Directions —
Using the material below, repeat exactly the lines from the one with "Write the React, TypeScript" through the one with "Chart.register(...registerables);", ends included, without any images.

Records shown —
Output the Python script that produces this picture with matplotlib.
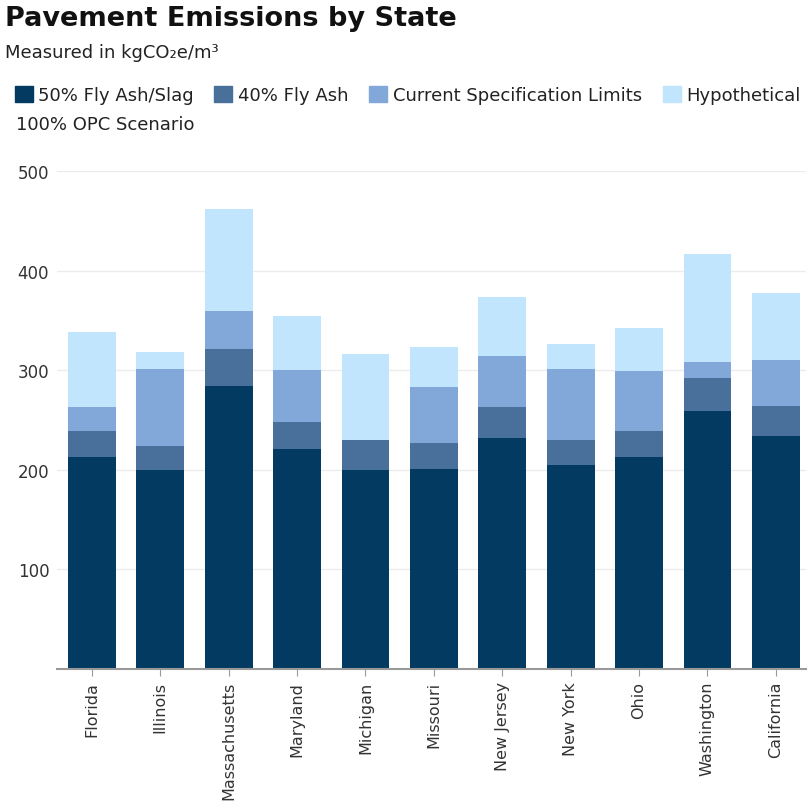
---
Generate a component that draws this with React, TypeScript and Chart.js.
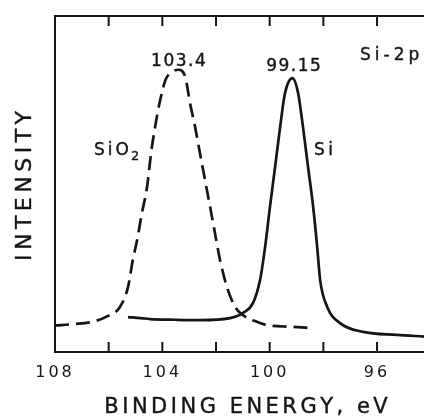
--
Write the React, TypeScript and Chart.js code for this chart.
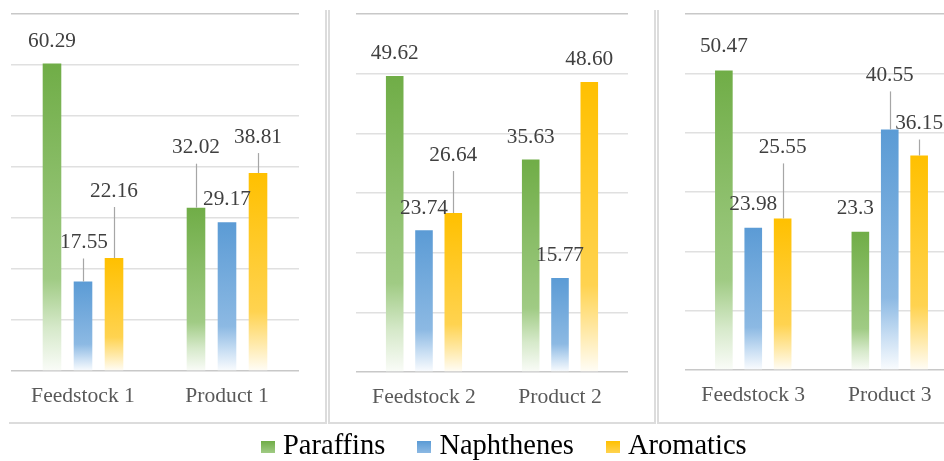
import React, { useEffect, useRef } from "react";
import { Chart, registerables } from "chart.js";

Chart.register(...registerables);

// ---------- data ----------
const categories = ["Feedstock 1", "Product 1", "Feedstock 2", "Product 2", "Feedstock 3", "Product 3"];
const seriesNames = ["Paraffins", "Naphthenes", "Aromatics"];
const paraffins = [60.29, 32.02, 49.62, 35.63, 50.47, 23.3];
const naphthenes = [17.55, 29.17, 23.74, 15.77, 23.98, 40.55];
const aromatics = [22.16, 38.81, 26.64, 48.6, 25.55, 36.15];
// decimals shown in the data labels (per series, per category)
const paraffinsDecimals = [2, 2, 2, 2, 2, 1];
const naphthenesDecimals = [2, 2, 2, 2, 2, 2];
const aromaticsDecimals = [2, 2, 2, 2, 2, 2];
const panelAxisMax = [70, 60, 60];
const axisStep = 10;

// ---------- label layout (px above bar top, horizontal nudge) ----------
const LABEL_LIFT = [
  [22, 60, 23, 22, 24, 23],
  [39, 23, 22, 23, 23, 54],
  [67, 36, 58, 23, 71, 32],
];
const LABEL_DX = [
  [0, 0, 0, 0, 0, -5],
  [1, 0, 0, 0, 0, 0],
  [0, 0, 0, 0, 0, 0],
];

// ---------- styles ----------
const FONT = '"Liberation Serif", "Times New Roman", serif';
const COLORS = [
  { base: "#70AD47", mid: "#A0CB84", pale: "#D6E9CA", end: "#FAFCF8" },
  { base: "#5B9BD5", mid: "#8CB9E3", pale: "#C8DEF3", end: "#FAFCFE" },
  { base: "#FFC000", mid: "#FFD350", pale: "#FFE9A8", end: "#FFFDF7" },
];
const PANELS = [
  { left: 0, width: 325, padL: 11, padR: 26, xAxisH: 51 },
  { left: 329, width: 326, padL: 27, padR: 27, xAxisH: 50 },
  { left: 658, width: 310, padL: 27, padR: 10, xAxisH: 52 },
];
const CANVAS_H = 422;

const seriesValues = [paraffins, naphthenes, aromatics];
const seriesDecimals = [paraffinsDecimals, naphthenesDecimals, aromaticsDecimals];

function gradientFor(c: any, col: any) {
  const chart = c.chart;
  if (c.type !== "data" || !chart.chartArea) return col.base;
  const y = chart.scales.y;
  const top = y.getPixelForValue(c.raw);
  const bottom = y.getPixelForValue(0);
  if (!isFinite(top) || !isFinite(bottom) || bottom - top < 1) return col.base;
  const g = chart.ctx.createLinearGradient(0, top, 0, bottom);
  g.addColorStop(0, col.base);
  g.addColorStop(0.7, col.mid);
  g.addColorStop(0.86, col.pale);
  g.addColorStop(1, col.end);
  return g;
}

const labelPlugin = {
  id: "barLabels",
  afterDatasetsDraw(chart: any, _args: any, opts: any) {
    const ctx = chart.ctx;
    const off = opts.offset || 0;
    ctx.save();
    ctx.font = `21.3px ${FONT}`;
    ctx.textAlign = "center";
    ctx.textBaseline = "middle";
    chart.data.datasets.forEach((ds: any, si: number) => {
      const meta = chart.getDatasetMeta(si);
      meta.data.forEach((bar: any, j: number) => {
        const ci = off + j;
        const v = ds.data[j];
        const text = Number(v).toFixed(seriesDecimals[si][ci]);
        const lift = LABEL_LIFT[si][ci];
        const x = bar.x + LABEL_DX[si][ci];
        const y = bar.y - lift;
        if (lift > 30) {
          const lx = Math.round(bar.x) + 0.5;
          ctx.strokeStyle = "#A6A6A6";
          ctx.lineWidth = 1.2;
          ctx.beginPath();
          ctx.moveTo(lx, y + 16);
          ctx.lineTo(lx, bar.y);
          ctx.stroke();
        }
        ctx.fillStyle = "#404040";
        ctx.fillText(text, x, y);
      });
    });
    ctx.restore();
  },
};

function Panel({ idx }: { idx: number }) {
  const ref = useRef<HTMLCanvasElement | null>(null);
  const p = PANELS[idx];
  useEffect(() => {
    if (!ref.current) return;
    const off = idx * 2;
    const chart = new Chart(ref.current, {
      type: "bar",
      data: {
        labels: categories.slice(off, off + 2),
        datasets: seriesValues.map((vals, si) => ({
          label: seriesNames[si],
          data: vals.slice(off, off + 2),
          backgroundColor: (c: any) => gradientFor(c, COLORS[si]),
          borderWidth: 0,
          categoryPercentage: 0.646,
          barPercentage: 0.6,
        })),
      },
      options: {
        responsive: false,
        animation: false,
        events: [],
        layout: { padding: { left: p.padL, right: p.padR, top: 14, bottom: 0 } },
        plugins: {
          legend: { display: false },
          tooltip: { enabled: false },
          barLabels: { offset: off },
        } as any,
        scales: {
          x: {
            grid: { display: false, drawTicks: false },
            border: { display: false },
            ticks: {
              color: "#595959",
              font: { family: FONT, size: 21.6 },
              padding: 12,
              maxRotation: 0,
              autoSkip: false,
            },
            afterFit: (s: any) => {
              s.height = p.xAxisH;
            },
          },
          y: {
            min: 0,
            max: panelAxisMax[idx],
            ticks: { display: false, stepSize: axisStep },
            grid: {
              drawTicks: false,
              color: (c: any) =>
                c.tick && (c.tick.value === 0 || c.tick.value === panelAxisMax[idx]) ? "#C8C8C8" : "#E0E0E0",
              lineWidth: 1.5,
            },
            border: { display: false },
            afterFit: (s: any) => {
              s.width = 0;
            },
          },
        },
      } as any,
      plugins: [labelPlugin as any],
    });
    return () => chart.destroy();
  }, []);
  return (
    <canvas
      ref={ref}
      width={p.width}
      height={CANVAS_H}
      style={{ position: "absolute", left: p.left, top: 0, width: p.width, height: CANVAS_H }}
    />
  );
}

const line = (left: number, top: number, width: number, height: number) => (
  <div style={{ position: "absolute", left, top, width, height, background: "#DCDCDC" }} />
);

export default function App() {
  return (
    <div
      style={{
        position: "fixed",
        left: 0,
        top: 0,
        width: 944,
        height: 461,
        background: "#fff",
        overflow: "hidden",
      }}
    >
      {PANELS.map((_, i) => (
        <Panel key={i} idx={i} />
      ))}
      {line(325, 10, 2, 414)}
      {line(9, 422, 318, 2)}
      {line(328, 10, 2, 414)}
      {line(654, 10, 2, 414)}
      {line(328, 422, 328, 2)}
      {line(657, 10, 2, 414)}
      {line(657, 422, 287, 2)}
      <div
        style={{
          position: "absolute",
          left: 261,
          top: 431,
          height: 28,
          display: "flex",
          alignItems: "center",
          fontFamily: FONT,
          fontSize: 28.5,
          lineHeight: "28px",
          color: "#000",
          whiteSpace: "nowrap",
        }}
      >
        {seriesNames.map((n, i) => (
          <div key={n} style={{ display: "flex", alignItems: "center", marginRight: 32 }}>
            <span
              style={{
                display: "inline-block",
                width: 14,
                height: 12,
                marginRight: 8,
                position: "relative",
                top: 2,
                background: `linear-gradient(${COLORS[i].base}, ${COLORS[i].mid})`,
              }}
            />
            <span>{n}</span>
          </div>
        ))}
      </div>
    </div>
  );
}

Complete response —
Write the React, TypeScript and Chart.js code for this chart.
import React, { useEffect, useRef } from "react";
import { Chart, registerables } from "chart.js";

Chart.register(...registerables);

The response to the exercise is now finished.